Mark Jonathan Harris is a U.S. documentary filmmaker probably best known for his films Into the Arms of Strangers: Stories of the Kindertransport and The Long Way Home. Educated at Harvard, Harris co-directed the short The Redwoods for the Sierra Club with Trevor Greenwood; the short won the 1967 Academy Award for Documentary Short Subject.
Harris started out as a crime reporter for the Chicago City News Bureau, and reports that on his first story he went into a police station and had his car stolen from in front of it. The police called him a few weeks later to ask if he'd found his car. Harris tried investigative journalism next but quit after realizing he didn't like to embarrass people.
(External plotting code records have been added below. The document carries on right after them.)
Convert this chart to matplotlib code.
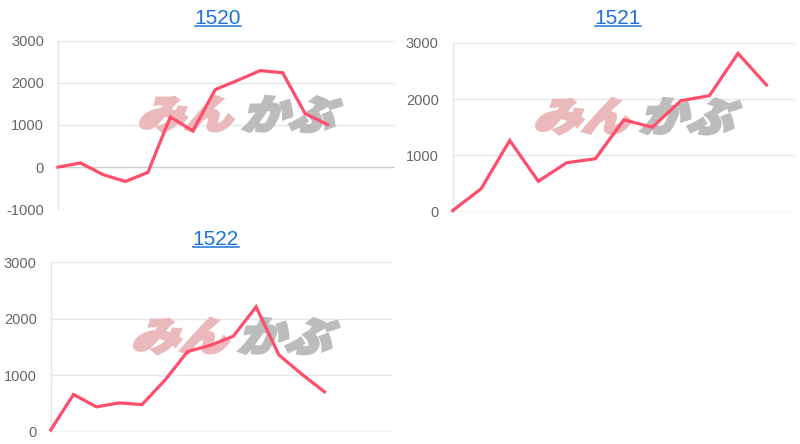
import matplotlib
matplotlib.use("Agg")
from matplotlib import pyplot as plt
from matplotlib.textpath import TextPath
from matplotlib.patches import PathPatch
from matplotlib.font_manager import FontProperties
from matplotlib.transforms import Affine2D
from matplotlib.lines import Line2D

# data
titles = ["1520", "1521", "1522"]
values1520 = [0, 100, -175, -340, -125, 1190, 860, 1840, 2060, 2290, 2240, 1270, 1010]
values1521 = [20, 410, 1265, 540, 870, 940, 1630, 1500, 1970, 2060, 2810, 2250]
values1522 = [30, 660, 440, 510, 480, 910, 1420, 1530, 1690, 2210, 1360, 1020, 705]
ticks1520 = [-1000, 0, 1000, 2000, 3000]
ticksOther = [0, 1000, 2000, 3000]

LINE = "#ff4d6c"
GRID = "#e6e6e6"
ZERO = "#cfcfcf"
TXT = "#666666"
LINK = "#1a73d9"

W, H = 800, 444
plt.rcParams['font.family'] = ['Liberation Sans', 'DejaVu Sans']
plt.rcParams['axes.unicode_minus'] = False


def pxAxes(fig, left, top, right, bottom):
    return fig.add_axes([left / W, 1 - bottom / H, (right - left) / W, (bottom - top) / H])


def addMark(ax, text, color, box):
    # watermark logo, faked with skewed heavy kana
    prop = FontProperties(family="Noto Sans CJK JP", weight="black")
    p = TextPath((0, 0), text, size=100, prop=prop)
    p = p.transformed(Affine2D().skew_deg(16, 0))
    ext = p.get_extents()
    x0, y0, x1, y1 = box
    t = (Affine2D().translate(-ext.x0, -ext.y0)
         .scale((x1 - x0) / ext.width, (y1 - y0) / ext.height)
         .translate(x0, y0))
    p = p.transformed(t)
    ax.add_patch(PathPatch(p, facecolor=color, edgecolor=color, lw=2.2,
                           joinstyle="miter", transform=ax.transAxes,
                           zorder=1.5, clip_on=False))


def styleAxes(ax, ticks, nslots):
    ax.set_xlim(0, nslots - 1)
    ax.set_ylim(ticks[0], ticks[-1])
    ax.set_yticks(ticks)
    ax.set_xticks([])
    for s in ["top", "right", "bottom"]:
        ax.spines[s].set_visible(False)
    ax.spines["left"].set_color(GRID)
    ax.spines["left"].set_linewidth(1)
    for t in ticks:
        ax.axhline(t, color=ZERO if t == 0 else GRID, lw=1, zorder=0.5)
    ax.tick_params(axis="y", length=0, pad=10, labelsize=10.5, labelcolor=TXT)
    addMark(ax, "みん", "#ebb9bc", (0.245, 0.46, 0.52, 0.67))
    addMark(ax, "かぶ", "#bcbcbc", (0.55, 0.46, 0.842, 0.67))


def plotChart(fig, rect, values, ticks, nslots):
    ax = pxAxes(fig, *rect)
    styleAxes(ax, ticks, nslots)
    ax.plot(range(len(values)), values, color=LINE, lw=2.3,
            solid_joinstyle="miter", zorder=3, clip_on=False)
    return ax


def addTitle(fig, text, cx, base):
    t = fig.text(cx / W, 1 - base / H, text, ha="center", va="baseline",
                 fontsize=15, color=LINK)
    fig.canvas.draw()
    bb = t.get_window_extent()
    uy = 1 - (base + 2.3) / H
    fig.add_artist(Line2D([bb.x0 / W, bb.x1 / W], [uy, uy], color=LINK, lw=1.1))


def main():
    fig = plt.figure(figsize=(W / 100, H / 100), dpi=100)
    plotChart(fig, (58, 40.7, 395, 209.3), values1520, ticks1520, 16)
    plotChart(fig, (452.7, 42.7, 795, 211.7), values1521, ticksOther, 13)
    plotChart(fig, (50.7, 262.3, 393, 431.7), values1522, ticksOther, 16)

    addTitle(fig, titles[0], 218, 24)
    addTitle(fig, titles[1], 618, 24)
    addTitle(fig, titles[2], 216, 245)

    fig.savefig("out.png", dpi=100)
    plt.close()


if __name__ == '__main__':
    main()
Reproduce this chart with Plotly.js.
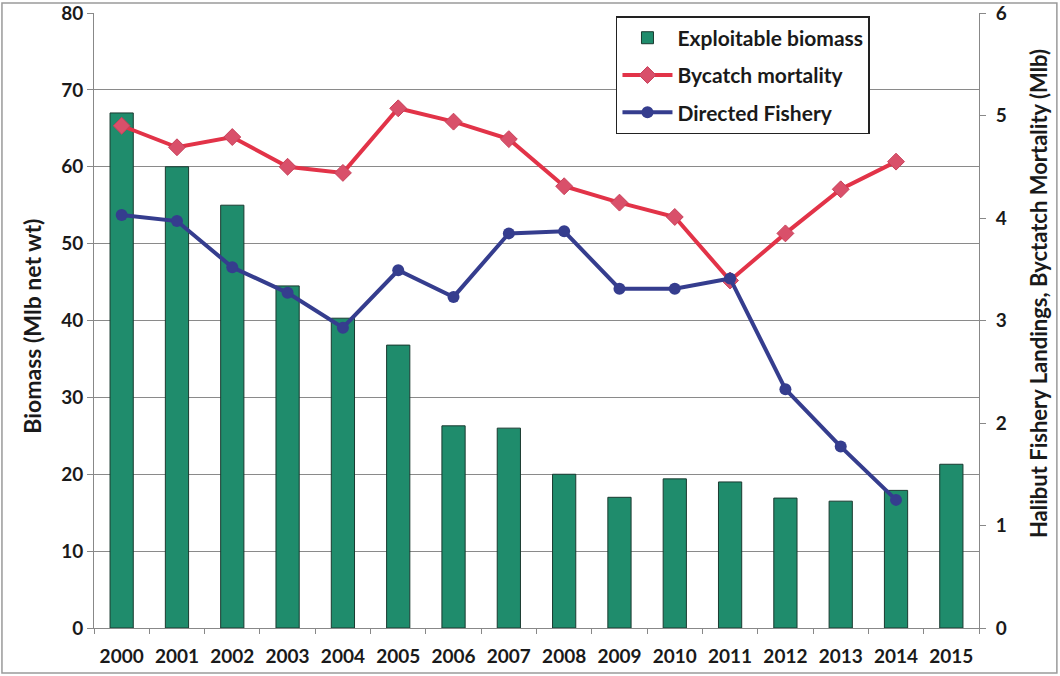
<!DOCTYPE html>
<html>
<head>
<meta charset="utf-8">
<script src="https://cdn.plot.ly/plotly-3.0.1.min.js"></script>
<style>
html,body{margin:0;padding:0;background:#fff;}
#chart{width:1060px;height:676px;}
</style>
</head>
<body>
<div id="chart"></div>
<script>
const years = ["2000","2001","2002","2003","2004","2005","2006","2007","2008","2009","2010","2011","2012","2013","2014","2015"];
const biomass = [67.0, 60.0, 55.0, 44.5, 40.3, 36.8, 26.3, 26.0, 20.0, 17.0, 19.4, 19.0, 16.9, 16.5, 17.9, 21.3];
const bycatchYears = ["2000","2001","2002","2003","2004","2005","2006","2007","2008","2009","2010","2011","2012","2013","2014"];
const bycatch = [4.90, 4.69, 4.79, 4.50, 4.44, 5.07, 4.94, 4.77, 4.31, 4.15, 4.01, 3.39, 3.85, 4.28, 4.55];
const directed = [4.03, 3.97, 3.52, 3.27, 2.93, 3.49, 3.23, 3.85, 3.87, 3.31, 3.31, 3.41, 2.33, 1.77, 1.25];

const leftTitle = "Biomass (Mlb net wt)";
const rightTitle = "Halibut Fishery Landings, Byctatch Mortality (Mlb)";

const fontFam = "Lato, 'Open Sans', sans-serif";

const traces = [
  {type:"bar", x:years, y:biomass, name:"Exploitable biomass", legendgroup:"a",
   marker:{color:"#1f8c6c", line:{color:"#1a3a30", width:1}}, yaxis:"y"},
  {type:"scatter", mode:"lines+markers", x:bycatchYears, y:bycatch, name:"Bycatch mortality", legendgroup:"b",
   line:{color:"#e23348", width:4}, marker:{symbol:"diamond", size:13, color:"#d9506a", line:{color:"#c8405a", width:1}}, yaxis:"y2"},
  {type:"scatter", mode:"lines+markers", x:bycatchYears, y:directed, name:"Directed Fishery", legendgroup:"c",
   line:{color:"#353d8e", width:4}, marker:{symbol:"circle", size:12, color:"#353d8e"}, yaxis:"y2"}
];

const layout = {
  width:1060, height:676,
  margin:{l:94, r:81, t:13, b:48},
  paper_bgcolor:"#fff", plot_bgcolor:"#fff",
  font:{family:fontFam, size:19, color:"#1a1a1a"},
  bargap:0.58,
  showlegend:true,
  legend:{x:0.5898, y:0.995, xanchor:"left", yanchor:"top", bordercolor:"#222", borderwidth:1.5,
          bgcolor:"#fff", font:{size:21, family:fontFam, color:"#1a1a1a", weight:"bold"}, tracegroupgap:7, itemwidth:50},
  xaxis:{type:"category", range:[-0.5, 15.5], automargin:false, showline:true, linecolor:"#888", linewidth:1, ticks:"outside", tickson:"boundaries",
         ticklen:5, tickcolor:"#888", tickfont:{size:19, weight:"bold"}, ticklabelstandoff:11, showgrid:false, zeroline:false},
  yaxis:{range:[0,80], dtick:10, automargin:false, showline:true, linecolor:"#888", ticks:"outside", ticklen:6, tickcolor:"#888",
         showgrid:true, gridcolor:"#8a8a8a", gridwidth:1, zeroline:false, tickfont:{size:19, weight:"bold"}},
  yaxis2:{range:[0,6], dtick:1, automargin:false, overlaying:"y", side:"right", showline:true, linecolor:"#888", ticks:"outside",
          ticklen:6, tickcolor:"#888", ticklabelstandoff:6, showgrid:false, zeroline:false, tickfont:{size:19, weight:"bold"}},
  annotations:[
    {text:leftTitle, xref:"paper", yref:"paper", x:-0.070, y:0.49, textangle:-90, showarrow:false,
     xanchor:"center", yanchor:"middle", font:{size:23, weight:"bold", color:"#1a1a1a"}},
    {text:rightTitle, xref:"paper", yref:"paper", x:1.0667, y:0.543, textangle:-90, showarrow:false,
     xanchor:"center", yanchor:"middle", font:{size:22, weight:"bold", color:"#1a1a1a"}}
  ],
  shapes:[
    {type:"rect", xref:"paper", yref:"paper", x0:-0.104, x1:1.088, y0:-0.0732, y1:1.0163,
     line:{color:"#9a9a9a", width:1.5}, layer:"below"}
  ]
};

Plotly.newPlot("chart", traces, layout, {displayModeBar:false, staticPlot:true});
</script>
</body>
</html>
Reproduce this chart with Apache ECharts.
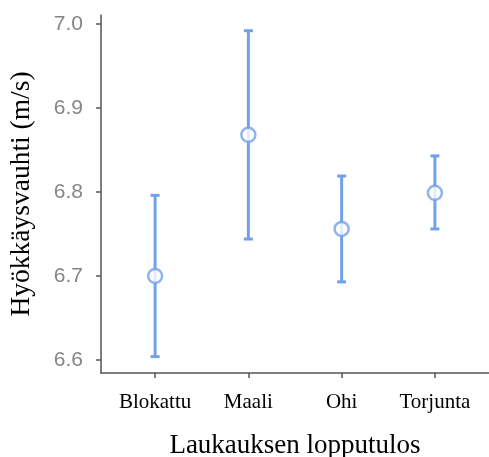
<!DOCTYPE html>
<html>
<head>
<meta charset="utf-8">
<script src="https://cdn.jsdelivr.net/npm/echarts@6/dist/echarts.min.js"></script>
<style>html,body{margin:0;padding:0;background:#fff}#c{width:489px;height:457px}</style>
</head>
<body>
<div id="c"></div>
<script>
const categories = ['Blokattu', 'Maali', 'Ohi', 'Torjunta'];
const means = [6.700, 6.868, 6.756, 6.799];
const lower = [6.604, 6.744, 6.693, 6.756];
const upper = [6.796, 6.992, 6.819, 6.843];
const yTicks = [6.6, 6.7, 6.8, 6.9, 7.0];

const chart = echarts.init(document.getElementById('c'), null, {renderer: 'canvas'});
const xPos = categories.map((c, i) => i + 1);
const blue = '#72a1ea';
const axisCol = '#555555';
const serif = '"Liberation Serif", "Times New Roman", serif';

chart.setOption({
  animation: false,
  grid: {left: 101, right: 0, top: 15, bottom: 84, containLabel: false, outerBoundsMode: 'none'},
  xAxis: {
    type: 'value', min: 0.42, max: 4.58,
    splitLine: {show: false},
    axisLine: {show: true, lineStyle: {color: axisCol, width: 1.5}},
    axisTick: {show: true, customValues: xPos, length: 5, lineStyle: {color: axisCol, width: 1.5}},
    axisLabel: {customValues: xPos, formatter: v => categories[Math.round(v) - 1] || '',
      color: '#000', fontFamily: serif, fontSize: 21, margin: 19},
    name: 'Laukauksen lopputulos', nameLocation: 'middle', nameGap: 59,
    nameTextStyle: {color: '#000', fontFamily: serif, fontSize: 27}
  },
  yAxis: {
    type: 'value', min: 6.5845, max: 7.0107,
    splitLine: {show: false},
    axisLine: {show: true, lineStyle: {color: axisCol, width: 1.5}},
    axisTick: {show: true, customValues: yTicks, length: 5, lineStyle: {color: axisCol, width: 1.5}},
    axisLabel: {customValues: yTicks, formatter: v => v.toFixed(1),
      color: '#858585', fontFamily: '"Liberation Sans", Arial, sans-serif', fontSize: 21, margin: 18},
    name: 'Hyökkäysvauhti (m/s)', nameLocation: 'middle', nameGap: 65,
    nameTextStyle: {color: '#000', fontFamily: serif, fontSize: 27.5}
  },
  series: [
    {
      type: 'custom',
      data: xPos.map((x, i) => [x, lower[i], upper[i]]),
      renderItem: function (params, api) {
        const x = api.value(0);
        const lo = api.coord([x, api.value(1)]);
        const hi = api.coord([x, api.value(2)]);
        const hw = 4.5;
        const st = {stroke: blue, lineWidth: 3};
        return {
          type: 'group',
          children: [
            {type: 'line', shape: {x1: lo[0], y1: lo[1], x2: hi[0], y2: hi[1]}, style: st},
            {type: 'line', shape: {x1: lo[0] - hw, y1: lo[1], x2: lo[0] + hw, y2: lo[1]}, style: st},
            {type: 'line', shape: {x1: hi[0] - hw, y1: hi[1], x2: hi[0] + hw, y2: hi[1]}, style: st}
          ]
        };
      },
      z: 2
    },
    {
      type: 'scatter',
      data: xPos.map((x, i) => [x, means[i]]),
      symbol: 'circle', symbolSize: 14,
      itemStyle: {color: '#fff', borderColor: blue, borderWidth: 2.5},
      z: 3
    }
  ]
});
</script>
</body>
</html>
Harris believes that filmmakers can construct a cinema verite film beforehand by considering repeatable events--that is, by determining which events are likely to recur frequently, and being there to film those events when they do. He tested this theory on a film on the Peace Corps in Colombia, in a small village 50 miles outside Bogotá. The film was not especially positive about the Peace Corps experience; the Peace Corps decided not to use it for recruiting, but to use it for training people who have been in for about a year. Harris has also directed a film on migrant farmworkers and their dismal wages and living conditions;one of the "stars" of his documentary was Luis Valdez, who went on to direct the film La Bamba.
Harris' film The Long Way Home deals with the experience of Jewish refugees after World War II. Spike Lee condemned the second half of the film as propaganda for the state of Israel; nonetheless the film won the 1997 Oscar for documentary. Harris next directed a film less complimentary towards the state, which had been commissioned specifically for the 50th anniversary of Israel. Harris intended the film, A Dream No More, to reflect Israel, "warts and all"; he spent 15 months and nearly $1.5 million U.S. making the film, which went over deadline as he tried to determine final structure for the film. He turned in a final print and had the film flagged the next day; it was never shown. Harris considers this film the second of his "Jewish trilogy". Into the Arms of Strangers: Stories of the Kindertransport, the third part of the trilogy, tells the stories of several people whose parents sent them on the kindertransport to escape the Germans, as well as one woman who was meant to go and did not because her father pulled her off the train. The film won the 2000 Academy Award for Documentary Feature.
As a documentary filmmaker, Harris casts his films carefully, talking to people beforehand and deciding who has an interesting story and who tells it well on camera. He also refuses to start filming immediately, but prefers to talk with the subjects for about an hour beforehand.
Harris is also the author of various children's books, a side career he stumbled into the mid-1980s: he returned to journalism because he could not find funding for a documentary he wanted to make. After writing an article about a young child, he was contacted by an agent who asked him to write children's literature and has since written several children's books.
Harris is currently a professor at the University of Southern California School of Cinema-Television.